- **Requirement**
Below are the records; reproduce all of them exactly but without any images.

··· Data rows

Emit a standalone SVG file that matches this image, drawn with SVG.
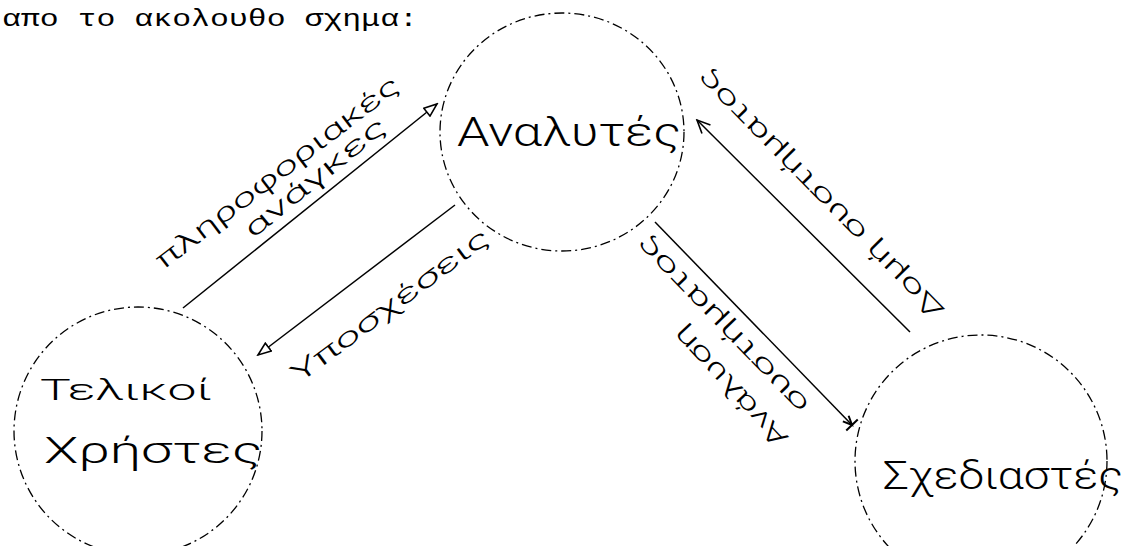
<svg xmlns="http://www.w3.org/2000/svg" width="1124" height="546" viewBox="0 0 1124 546">
<defs>
<style>
.node{fill:none;stroke:#000;stroke-width:1.3;stroke-dasharray:10 4 2 4}
.edge{fill:none;stroke:#000;stroke-width:1.5}
.hand{font-family:Roboto,"Open Sans","DejaVu Sans",sans-serif;font-weight:300;fill:#000}
.lbl{font-size:26px}
.top{font-family:"Liberation Mono","DejaVu Sans Mono",monospace;font-size:24px;fill:#000}
</style>
<marker id="tri" viewBox="-1 -1 16 12" refX="13" refY="5" markerWidth="16" markerHeight="12" markerUnits="userSpaceOnUse" orient="auto">
<path d="M0,0 L13,5 L0,10 Z" fill="#fff" stroke="#000" stroke-width="1.6"/>
</marker>
<marker id="vee" viewBox="-1 -8 16 16" refX="13" refY="0" markerWidth="16" markerHeight="16" markerUnits="userSpaceOnUse" orient="auto">
<path d="M0,-6 L13,0 L0,6" fill="none" stroke="#000" stroke-width="1.6"/>
</marker>
<marker id="tee" viewBox="-12 -10 16 20" refX="0" refY="0" markerWidth="16" markerHeight="20" markerUnits="userSpaceOnUse" orient="auto">
<path d="M0,-8 L0,8 M-9,-4 L0,0 L-9,4" fill="none" stroke="#000" stroke-width="2"/>
</marker>
</defs>
<rect width="1124" height="546" fill="#fff"/>
<text class="top" x="2" y="26" textLength="416" lengthAdjust="spacingAndGlyphs">απο το ακολουθο σχημα:</text>

<g id="node-analysts">
<ellipse class="node" cx="562" cy="132" rx="122" ry="119"/>
<text class="hand" x="457" y="146" font-size="40" textLength="224" lengthAdjust="spacingAndGlyphs">Αναλυτές</text>
</g>
<g id="node-users">
<circle class="node" cx="138" cy="431" r="124"/>
<text class="hand" x="40" y="400" font-size="30" textLength="172" lengthAdjust="spacingAndGlyphs">Τελικοί</text>
<text class="hand" x="44" y="463" font-size="36" textLength="218" lengthAdjust="spacingAndGlyphs">Χρήστες</text>
</g>
<g id="node-designers">
<circle class="node" cx="981" cy="461" r="126"/>
<text class="hand" x="883" y="489" font-size="38" textLength="240" lengthAdjust="spacingAndGlyphs">Σχεδιαστές</text>
</g>

<g id="connectors">
<line class="edge" x1="183" y1="308" x2="437" y2="104" marker-end="url(#tri)"/>
<line class="edge" x1="455" y1="205" x2="258" y2="355" marker-end="url(#tri)"/>
<line class="edge" x1="655" y1="222" x2="852" y2="425" marker-end="url(#tee)"/>
<line class="edge" x1="910" y1="332" x2="697" y2="120" marker-end="url(#vee)"/>
<text class="hand lbl" transform="translate(277,172) rotate(-37.3)" text-anchor="middle" dy="0.35em" textLength="300" lengthAdjust="spacingAndGlyphs">πληροφοριακές</text>
<text class="hand lbl" transform="translate(315,177) rotate(-39)" text-anchor="middle" dy="0.35em" textLength="175" lengthAdjust="spacingAndGlyphs">ανάγκες</text>
<text class="hand lbl" transform="translate(390,305) rotate(-36.6)" text-anchor="middle" dy="0.35em" textLength="240" lengthAdjust="spacingAndGlyphs">Υποσχέσεις</text>
<text class="hand lbl" transform="translate(722,325) rotate(226)" text-anchor="middle" dy="0.35em" textLength="236" lengthAdjust="spacingAndGlyphs">συστήματος</text>
<text class="hand lbl" transform="translate(730,387) rotate(227)" text-anchor="middle" dy="0.35em" textLength="155" lengthAdjust="spacingAndGlyphs">Ανάλυση</text>
<text class="hand lbl" transform="translate(820,195) rotate(225.5)" text-anchor="middle" dy="0.35em" textLength="340" lengthAdjust="spacingAndGlyphs">Δομή συστήματος</text>
</g>
</svg>
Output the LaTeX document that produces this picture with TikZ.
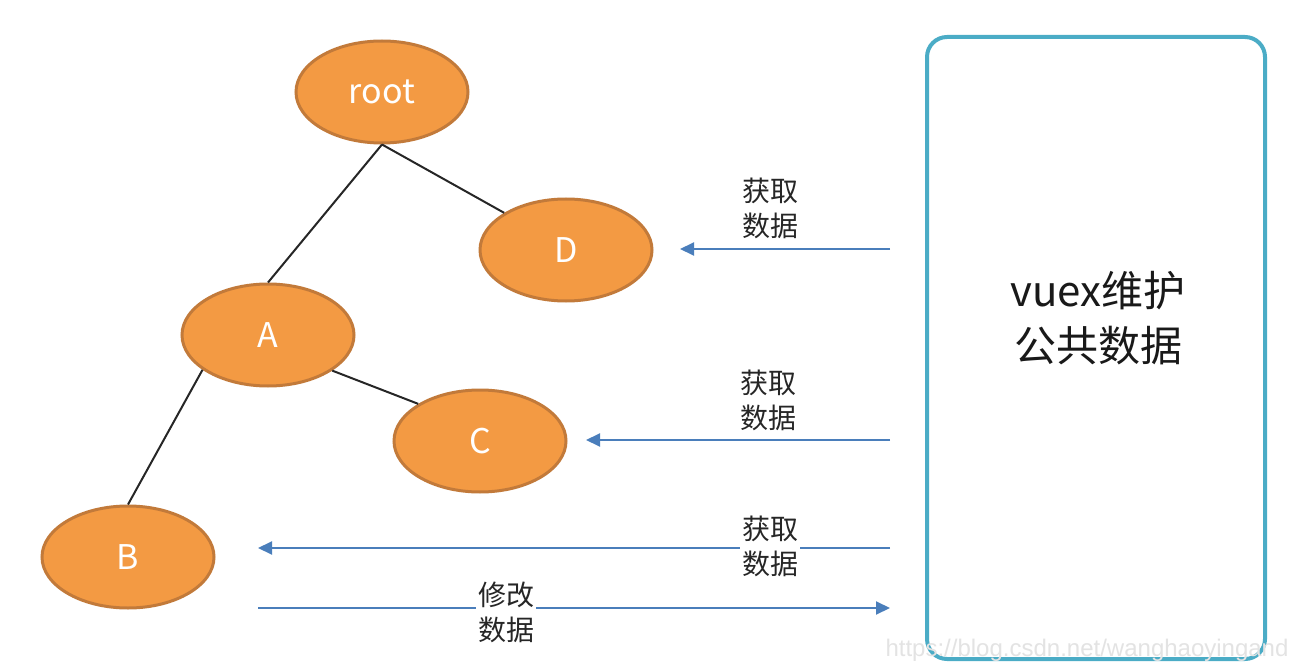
\documentclass[tikz,border=0pt]{standalone}
\usepackage{fontspec}
\setmainfont{Noto Sans CJK SC}
\newfontfamily\wmfont{Liberation Sans}
\usetikzlibrary{shapes.geometric,arrows.meta}
\definecolor{nodefill}{HTML}{F39A43}
\definecolor{nodeedge}{HTML}{C27A3A}
\definecolor{boxedge}{HTML}{4BACC6}
\definecolor{arrowblue}{HTML}{4A7EBB}
\definecolor{wmark}{HTML}{E3E3E3}
\tikzset{
  treenode/.style={ellipse, draw=nodeedge, line width=3pt, fill=nodefill,
    minimum width=172pt, minimum height=102pt, inner sep=0pt,
    text=white, font=\fontsize{34}{40}\selectfont},
  treeedge/.style={draw=black!85, line width=2pt},
  flow/.style={draw=arrowblue, line width=2pt,
    -{Triangle[length=14pt,width=13pt]}},
  flowlabel/.style={align=center, font=\fontsize{28}{35}\selectfont, inner sep=2pt, text=black!85},
  storebox/.style={draw=boxedge, line width=4pt, rounded corners=20pt, fill=white}
}
\begin{document}
\begin{tikzpicture}[x=1pt,y=-1pt]
\useasboundingbox (0,0) rectangle (1298,668);
% tree nodes
\node[treenode] (root) at (382,92) {root};
\node[treenode] (D) at (566,250) {D};
\node[treenode] (A) at (268,335) {A};
\node[treenode] (C) at (480,441) {C};
\node[treenode] (B) at (128,557) {B};
% store box
\node[storebox, minimum width=338pt, minimum height=622pt] (store) at (1096,348) {};
\node[align=center, font=\fontsize{42}{55}\selectfont, text=black!90] (storetext) at (1098,318) {vuex维护\\公共数据};
% tree edges
\draw[treeedge] (root.south) -- (A.north);
\draw[treeedge] (root.south) -- (D.149);
\draw[treeedge] (A.208) -- (B.north);
\draw[treeedge] (A.331) -- (C.149);
% arrow end points
\coordinate (sD) at (890,249);
\coordinate (eD) at (680,249);
\coordinate (sC) at (890,440);
\coordinate (eC) at (586,440);
\coordinate (sB) at (890,548);
\coordinate (eB) at (258,548);
\coordinate (mB) at (258,608);
\coordinate (mS) at (890,608);
% arrows
\draw[flow] (sD) -- (eD);
\node[flowlabel] (lD) at (770,208) {获取\\数据};
\draw[flow] (sC) -- (eC);
\node[flowlabel] (lC) at (768,400) {获取\\数据};
\draw[flow] (sB) -- (eB);
\node[flowlabel, fill=white] (lB) at (770,546) {获取\\数据};
\draw[flow] (mB) -- (mS);
\node[flowlabel, fill=white] (lM) at (506,612) {修改\\数据};
% watermark
\node[anchor=east, text=wmark, font=\fontsize{24}{26}\selectfont\wmfont] (wm) at (1292,650) {https://blog.csdn.net/wanghaoyingand};
\end{tikzpicture}
\end{document}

······

- **Written response**
Emit a standalone SVG file that matches this image, drawn with SVG.
<svg xmlns="http://www.w3.org/2000/svg" width="1124" height="546" viewBox="0 0 1124 546">
<defs>
<style>
.node{fill:none;stroke:#000;stroke-width:1.3;stroke-dasharray:10 4 2 4}
.edge{fill:none;stroke:#000;stroke-width:1.5}
.hand{font-family:Roboto,"Open Sans","DejaVu Sans",sans-serif;font-weight:300;fill:#000}
.lbl{font-size:26px}
.top{font-family:"Liberation Mono","DejaVu Sans Mono",monospace;font-size:24px;fill:#000}
</style>
<marker id="tri" viewBox="-1 -1 16 12" refX="13" refY="5" markerWidth="16" markerHeight="12" markerUnits="userSpaceOnUse" orient="auto">
<path d="M0,0 L13,5 L0,10 Z" fill="#fff" stroke="#000" stroke-width="1.6"/>
</marker>
<marker id="vee" viewBox="-1 -8 16 16" refX="13" refY="0" markerWidth="16" markerHeight="16" markerUnits="userSpaceOnUse" orient="auto">
<path d="M0,-6 L13,0 L0,6" fill="none" stroke="#000" stroke-width="1.6"/>
</marker>
<marker id="tee" viewBox="-12 -10 16 20" refX="0" refY="0" markerWidth="16" markerHeight="20" markerUnits="userSpaceOnUse" orient="auto">
<path d="M0,-8 L0,8 M-9,-4 L0,0 L-9,4" fill="none" stroke="#000" stroke-width="2"/>
</marker>
</defs>
<rect width="1124" height="546" fill="#fff"/>
<text class="top" x="2" y="26" textLength="416" lengthAdjust="spacingAndGlyphs">απο το ακολουθο σχημα:</text>

<g id="node-analysts">
<ellipse class="node" cx="562" cy="132" rx="122" ry="119"/>
<text class="hand" x="457" y="146" font-size="40" textLength="224" lengthAdjust="spacingAndGlyphs">Αναλυτές</text>
</g>
<g id="node-users">
<circle class="node" cx="138" cy="431" r="124"/>
<text class="hand" x="40" y="400" font-size="30" textLength="172" lengthAdjust="spacingAndGlyphs">Τελικοί</text>
<text class="hand" x="44" y="463" font-size="36" textLength="218" lengthAdjust="spacingAndGlyphs">Χρήστες</text>
</g>
<g id="node-designers">
<circle class="node" cx="981" cy="461" r="126"/>
<text class="hand" x="883" y="489" font-size="38" textLength="240" lengthAdjust="spacingAndGlyphs">Σχεδιαστές</text>
</g>

<g id="connectors">
<line class="edge" x1="183" y1="308" x2="437" y2="104" marker-end="url(#tri)"/>
<line class="edge" x1="455" y1="205" x2="258" y2="355" marker-end="url(#tri)"/>
<line class="edge" x1="655" y1="222" x2="852" y2="425" marker-end="url(#tee)"/>
<line class="edge" x1="910" y1="332" x2="697" y2="120" marker-end="url(#vee)"/>
<text class="hand lbl" transform="translate(277,172) rotate(-37.3)" text-anchor="middle" dy="0.35em" textLength="300" lengthAdjust="spacingAndGlyphs">πληροφοριακές</text>
<text class="hand lbl" transform="translate(315,177) rotate(-39)" text-anchor="middle" dy="0.35em" textLength="175" lengthAdjust="spacingAndGlyphs">ανάγκες</text>
<text class="hand lbl" transform="translate(390,305) rotate(-36.6)" text-anchor="middle" dy="0.35em" textLength="240" lengthAdjust="spacingAndGlyphs">Υποσχέσεις</text>
<text class="hand lbl" transform="translate(722,325) rotate(226)" text-anchor="middle" dy="0.35em" textLength="236" lengthAdjust="spacingAndGlyphs">συστήματος</text>
<text class="hand lbl" transform="translate(730,387) rotate(227)" text-anchor="middle" dy="0.35em" textLength="155" lengthAdjust="spacingAndGlyphs">Ανάλυση</text>
<text class="hand lbl" transform="translate(820,195) rotate(225.5)" text-anchor="middle" dy="0.35em" textLength="340" lengthAdjust="spacingAndGlyphs">Δομή συστήματος</text>
</g>
</svg>
Output the LaTeX document that produces this picture with TikZ.
\documentclass[tikz,border=0pt]{standalone}
\usepackage{fontspec}
\setmainfont{Noto Sans CJK SC}
\newfontfamily\wmfont{Liberation Sans}
\usetikzlibrary{shapes.geometric,arrows.meta}
\definecolor{nodefill}{HTML}{F39A43}
\definecolor{nodeedge}{HTML}{C27A3A}
\definecolor{boxedge}{HTML}{4BACC6}
\definecolor{arrowblue}{HTML}{4A7EBB}
\definecolor{wmark}{HTML}{E3E3E3}
\tikzset{
  treenode/.style={ellipse, draw=nodeedge, line width=3pt, fill=nodefill,
    minimum width=172pt, minimum height=102pt, inner sep=0pt,
    text=white, font=\fontsize{34}{40}\selectfont},
  treeedge/.style={draw=black!85, line width=2pt},
  flow/.style={draw=arrowblue, line width=2pt,
    -{Triangle[length=14pt,width=13pt]}},
  flowlabel/.style={align=center, font=\fontsize{28}{35}\selectfont, inner sep=2pt, text=black!85},
  storebox/.style={draw=boxedge, line width=4pt, rounded corners=20pt, fill=white}
}
\begin{document}
\begin{tikzpicture}[x=1pt,y=-1pt]
\useasboundingbox (0,0) rectangle (1298,668);
% tree nodes
\node[treenode] (root) at (382,92) {root};
\node[treenode] (D) at (566,250) {D};
\node[treenode] (A) at (268,335) {A};
\node[treenode] (C) at (480,441) {C};
\node[treenode] (B) at (128,557) {B};
% store box
\node[storebox, minimum width=338pt, minimum height=622pt] (store) at (1096,348) {};
\node[align=center, font=\fontsize{42}{55}\selectfont, text=black!90] (storetext) at (1098,318) {vuex维护\\公共数据};
% tree edges
\draw[treeedge] (root.south) -- (A.north);
\draw[treeedge] (root.south) -- (D.149);
\draw[treeedge] (A.208) -- (B.north);
\draw[treeedge] (A.331) -- (C.149);
% arrow end points
\coordinate (sD) at (890,249);
\coordinate (eD) at (680,249);
\coordinate (sC) at (890,440);
\coordinate (eC) at (586,440);
\coordinate (sB) at (890,548);
\coordinate (eB) at (258,548);
\coordinate (mB) at (258,608);
\coordinate (mS) at (890,608);
% arrows
\draw[flow] (sD) -- (eD);
\node[flowlabel] (lD) at (770,208) {获取\\数据};
\draw[flow] (sC) -- (eC);
\node[flowlabel] (lC) at (768,400) {获取\\数据};
\draw[flow] (sB) -- (eB);
\node[flowlabel, fill=white] (lB) at (770,546) {获取\\数据};
\draw[flow] (mB) -- (mS);
\node[flowlabel, fill=white] (lM) at (506,612) {修改\\数据};
% watermark
\node[anchor=east, text=wmark, font=\fontsize{24}{26}\selectfont\wmfont] (wm) at (1292,650) {https://blog.csdn.net/wanghaoyingand};
\end{tikzpicture}
\end{document}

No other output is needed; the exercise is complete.